▶ Stated problem
Return, exactly as written, the lines from the one containing "Convert this chart to Observable Plot code." through the one containing "const data = countries.map((c, i)", with both ends included.

————

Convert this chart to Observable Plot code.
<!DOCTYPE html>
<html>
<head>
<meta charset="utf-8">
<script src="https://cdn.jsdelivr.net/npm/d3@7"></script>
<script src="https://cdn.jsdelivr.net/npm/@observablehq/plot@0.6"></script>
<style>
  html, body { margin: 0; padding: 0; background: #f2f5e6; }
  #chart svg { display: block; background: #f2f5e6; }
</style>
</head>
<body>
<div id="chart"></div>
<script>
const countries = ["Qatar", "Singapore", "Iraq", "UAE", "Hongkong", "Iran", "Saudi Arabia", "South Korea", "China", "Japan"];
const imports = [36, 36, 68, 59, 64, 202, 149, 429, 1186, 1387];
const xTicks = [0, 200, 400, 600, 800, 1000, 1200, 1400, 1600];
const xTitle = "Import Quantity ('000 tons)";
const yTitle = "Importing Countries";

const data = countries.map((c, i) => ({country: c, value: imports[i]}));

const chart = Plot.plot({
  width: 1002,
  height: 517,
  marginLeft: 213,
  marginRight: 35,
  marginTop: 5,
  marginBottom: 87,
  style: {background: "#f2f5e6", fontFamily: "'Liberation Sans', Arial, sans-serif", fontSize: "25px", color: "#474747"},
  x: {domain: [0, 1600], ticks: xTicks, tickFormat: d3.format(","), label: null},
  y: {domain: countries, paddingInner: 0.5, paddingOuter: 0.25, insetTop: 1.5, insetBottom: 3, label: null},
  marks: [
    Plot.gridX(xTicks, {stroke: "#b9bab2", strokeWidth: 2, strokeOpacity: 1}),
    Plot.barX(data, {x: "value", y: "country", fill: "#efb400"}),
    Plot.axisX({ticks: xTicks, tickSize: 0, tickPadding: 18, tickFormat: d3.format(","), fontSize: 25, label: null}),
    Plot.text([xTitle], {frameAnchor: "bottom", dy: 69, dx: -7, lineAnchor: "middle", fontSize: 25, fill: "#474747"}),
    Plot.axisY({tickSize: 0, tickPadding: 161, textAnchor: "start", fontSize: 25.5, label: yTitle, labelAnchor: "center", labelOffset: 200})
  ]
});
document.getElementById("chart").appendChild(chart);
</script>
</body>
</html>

————

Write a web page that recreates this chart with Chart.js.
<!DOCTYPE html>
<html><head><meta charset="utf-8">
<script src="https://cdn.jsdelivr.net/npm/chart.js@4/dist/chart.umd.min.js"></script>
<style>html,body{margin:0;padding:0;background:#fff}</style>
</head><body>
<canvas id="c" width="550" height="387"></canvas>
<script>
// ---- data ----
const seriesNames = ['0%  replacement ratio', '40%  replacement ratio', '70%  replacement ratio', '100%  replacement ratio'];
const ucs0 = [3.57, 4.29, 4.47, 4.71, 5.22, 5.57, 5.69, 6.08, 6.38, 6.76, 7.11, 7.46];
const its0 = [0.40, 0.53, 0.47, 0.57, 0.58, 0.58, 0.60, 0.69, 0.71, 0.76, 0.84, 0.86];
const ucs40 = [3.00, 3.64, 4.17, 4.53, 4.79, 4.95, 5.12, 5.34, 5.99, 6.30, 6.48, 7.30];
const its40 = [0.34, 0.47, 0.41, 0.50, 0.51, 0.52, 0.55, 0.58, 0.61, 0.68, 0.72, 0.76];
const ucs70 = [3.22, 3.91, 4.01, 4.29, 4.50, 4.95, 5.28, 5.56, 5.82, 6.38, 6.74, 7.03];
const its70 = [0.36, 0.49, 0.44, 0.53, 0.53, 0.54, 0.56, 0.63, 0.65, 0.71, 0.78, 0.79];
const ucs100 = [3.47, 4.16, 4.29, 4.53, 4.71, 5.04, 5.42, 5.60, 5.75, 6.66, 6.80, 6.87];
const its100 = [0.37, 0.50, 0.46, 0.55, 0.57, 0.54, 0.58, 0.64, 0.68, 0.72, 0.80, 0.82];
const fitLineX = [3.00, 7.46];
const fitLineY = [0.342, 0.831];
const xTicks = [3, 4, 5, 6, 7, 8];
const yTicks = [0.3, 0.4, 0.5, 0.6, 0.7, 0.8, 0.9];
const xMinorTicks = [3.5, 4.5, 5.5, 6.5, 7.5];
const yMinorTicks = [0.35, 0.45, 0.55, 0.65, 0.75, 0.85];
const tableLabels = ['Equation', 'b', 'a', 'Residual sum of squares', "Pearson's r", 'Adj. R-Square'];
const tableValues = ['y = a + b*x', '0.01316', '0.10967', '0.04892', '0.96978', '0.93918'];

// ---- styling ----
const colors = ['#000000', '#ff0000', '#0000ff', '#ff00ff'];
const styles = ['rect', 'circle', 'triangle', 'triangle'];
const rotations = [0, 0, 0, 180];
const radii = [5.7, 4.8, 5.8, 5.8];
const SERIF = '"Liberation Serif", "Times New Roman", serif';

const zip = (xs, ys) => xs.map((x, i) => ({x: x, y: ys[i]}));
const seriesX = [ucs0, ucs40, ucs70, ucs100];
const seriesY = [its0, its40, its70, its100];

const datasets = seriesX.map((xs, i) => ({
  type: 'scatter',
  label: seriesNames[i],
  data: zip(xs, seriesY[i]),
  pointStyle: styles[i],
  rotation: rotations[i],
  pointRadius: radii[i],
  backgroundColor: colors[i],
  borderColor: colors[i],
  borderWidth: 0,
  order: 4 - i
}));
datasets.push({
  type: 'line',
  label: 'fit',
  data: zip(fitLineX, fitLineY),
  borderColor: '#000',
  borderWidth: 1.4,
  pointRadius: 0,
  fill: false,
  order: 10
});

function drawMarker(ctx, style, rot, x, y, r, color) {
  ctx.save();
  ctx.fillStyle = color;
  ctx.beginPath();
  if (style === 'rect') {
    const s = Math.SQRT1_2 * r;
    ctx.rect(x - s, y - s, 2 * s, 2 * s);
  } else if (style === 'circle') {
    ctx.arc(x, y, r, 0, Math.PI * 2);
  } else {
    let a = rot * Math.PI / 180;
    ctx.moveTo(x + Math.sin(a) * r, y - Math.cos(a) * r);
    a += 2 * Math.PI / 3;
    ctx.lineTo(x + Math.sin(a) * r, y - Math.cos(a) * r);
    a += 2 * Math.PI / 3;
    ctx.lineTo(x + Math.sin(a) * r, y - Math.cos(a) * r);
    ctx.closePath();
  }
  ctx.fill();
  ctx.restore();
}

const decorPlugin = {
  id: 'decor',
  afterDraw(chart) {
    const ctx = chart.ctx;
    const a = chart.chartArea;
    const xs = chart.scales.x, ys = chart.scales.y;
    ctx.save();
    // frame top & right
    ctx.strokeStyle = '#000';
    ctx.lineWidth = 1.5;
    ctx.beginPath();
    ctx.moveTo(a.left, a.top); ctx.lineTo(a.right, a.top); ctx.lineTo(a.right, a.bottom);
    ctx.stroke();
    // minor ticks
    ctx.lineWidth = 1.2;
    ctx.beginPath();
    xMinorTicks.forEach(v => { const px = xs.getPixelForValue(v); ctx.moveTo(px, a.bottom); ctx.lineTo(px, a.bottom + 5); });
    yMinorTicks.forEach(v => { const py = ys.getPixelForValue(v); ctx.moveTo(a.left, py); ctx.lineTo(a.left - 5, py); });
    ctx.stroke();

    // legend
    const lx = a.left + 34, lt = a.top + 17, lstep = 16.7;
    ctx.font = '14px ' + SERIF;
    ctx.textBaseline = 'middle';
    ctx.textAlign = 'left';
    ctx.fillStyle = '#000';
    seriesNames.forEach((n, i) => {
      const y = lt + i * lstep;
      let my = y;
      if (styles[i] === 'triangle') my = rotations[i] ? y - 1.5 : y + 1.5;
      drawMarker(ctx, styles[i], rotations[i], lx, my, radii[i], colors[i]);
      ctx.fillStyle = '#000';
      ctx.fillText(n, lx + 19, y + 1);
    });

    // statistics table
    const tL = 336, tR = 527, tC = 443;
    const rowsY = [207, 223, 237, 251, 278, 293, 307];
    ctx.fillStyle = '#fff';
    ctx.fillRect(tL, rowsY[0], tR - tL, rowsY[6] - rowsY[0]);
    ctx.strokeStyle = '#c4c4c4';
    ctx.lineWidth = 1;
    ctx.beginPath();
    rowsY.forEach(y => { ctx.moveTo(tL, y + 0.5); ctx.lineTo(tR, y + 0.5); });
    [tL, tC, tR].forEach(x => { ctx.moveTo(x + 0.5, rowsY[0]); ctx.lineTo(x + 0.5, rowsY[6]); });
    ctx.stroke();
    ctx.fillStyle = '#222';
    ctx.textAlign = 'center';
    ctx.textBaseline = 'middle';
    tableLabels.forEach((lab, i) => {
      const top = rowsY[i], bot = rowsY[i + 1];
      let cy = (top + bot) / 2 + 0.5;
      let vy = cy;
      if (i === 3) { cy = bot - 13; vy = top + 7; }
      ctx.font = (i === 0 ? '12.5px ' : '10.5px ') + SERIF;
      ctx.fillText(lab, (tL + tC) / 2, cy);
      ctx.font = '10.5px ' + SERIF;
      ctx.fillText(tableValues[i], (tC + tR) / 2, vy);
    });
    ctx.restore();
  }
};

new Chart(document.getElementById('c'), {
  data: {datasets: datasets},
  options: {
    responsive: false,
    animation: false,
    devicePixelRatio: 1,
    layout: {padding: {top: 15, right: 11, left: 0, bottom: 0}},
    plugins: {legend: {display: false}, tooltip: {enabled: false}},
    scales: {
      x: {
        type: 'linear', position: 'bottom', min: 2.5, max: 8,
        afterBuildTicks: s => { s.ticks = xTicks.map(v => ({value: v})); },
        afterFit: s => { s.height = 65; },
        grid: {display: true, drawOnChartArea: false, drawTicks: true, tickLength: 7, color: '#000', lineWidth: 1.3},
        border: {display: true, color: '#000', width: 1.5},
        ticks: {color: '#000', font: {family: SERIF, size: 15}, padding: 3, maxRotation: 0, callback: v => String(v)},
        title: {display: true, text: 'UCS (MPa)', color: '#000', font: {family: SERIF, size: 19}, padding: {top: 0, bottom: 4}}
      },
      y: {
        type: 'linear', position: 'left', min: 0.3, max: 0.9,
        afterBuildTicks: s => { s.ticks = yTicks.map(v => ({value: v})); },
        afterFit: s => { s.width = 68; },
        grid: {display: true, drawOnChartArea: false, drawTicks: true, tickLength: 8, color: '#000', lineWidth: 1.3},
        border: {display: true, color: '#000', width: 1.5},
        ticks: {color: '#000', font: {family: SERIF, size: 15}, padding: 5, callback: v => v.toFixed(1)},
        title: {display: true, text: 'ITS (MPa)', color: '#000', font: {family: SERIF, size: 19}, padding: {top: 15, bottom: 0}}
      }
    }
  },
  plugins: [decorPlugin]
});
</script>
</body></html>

————

▶ Written solution
Convert this chart to Observable Plot code.
<!DOCTYPE html>
<html>
<head>
<meta charset="utf-8">
<script src="https://cdn.jsdelivr.net/npm/d3@7"></script>
<script src="https://cdn.jsdelivr.net/npm/@observablehq/plot@0.6"></script>
<style>
  html, body { margin: 0; padding: 0; background: #f2f5e6; }
  #chart svg { display: block; background: #f2f5e6; }
</style>
</head>
<body>
<div id="chart"></div>
<script>
const countries = ["Qatar", "Singapore", "Iraq", "UAE", "Hongkong", "Iran", "Saudi Arabia", "South Korea", "China", "Japan"];
const imports = [36, 36, 68, 59, 64, 202, 149, 429, 1186, 1387];
const xTicks = [0, 200, 400, 600, 800, 1000, 1200, 1400, 1600];
const xTitle = "Import Quantity ('000 tons)";
const yTitle = "Importing Countries";

const data = countries.map((c, i) => ({country: c, value: imports[i]}));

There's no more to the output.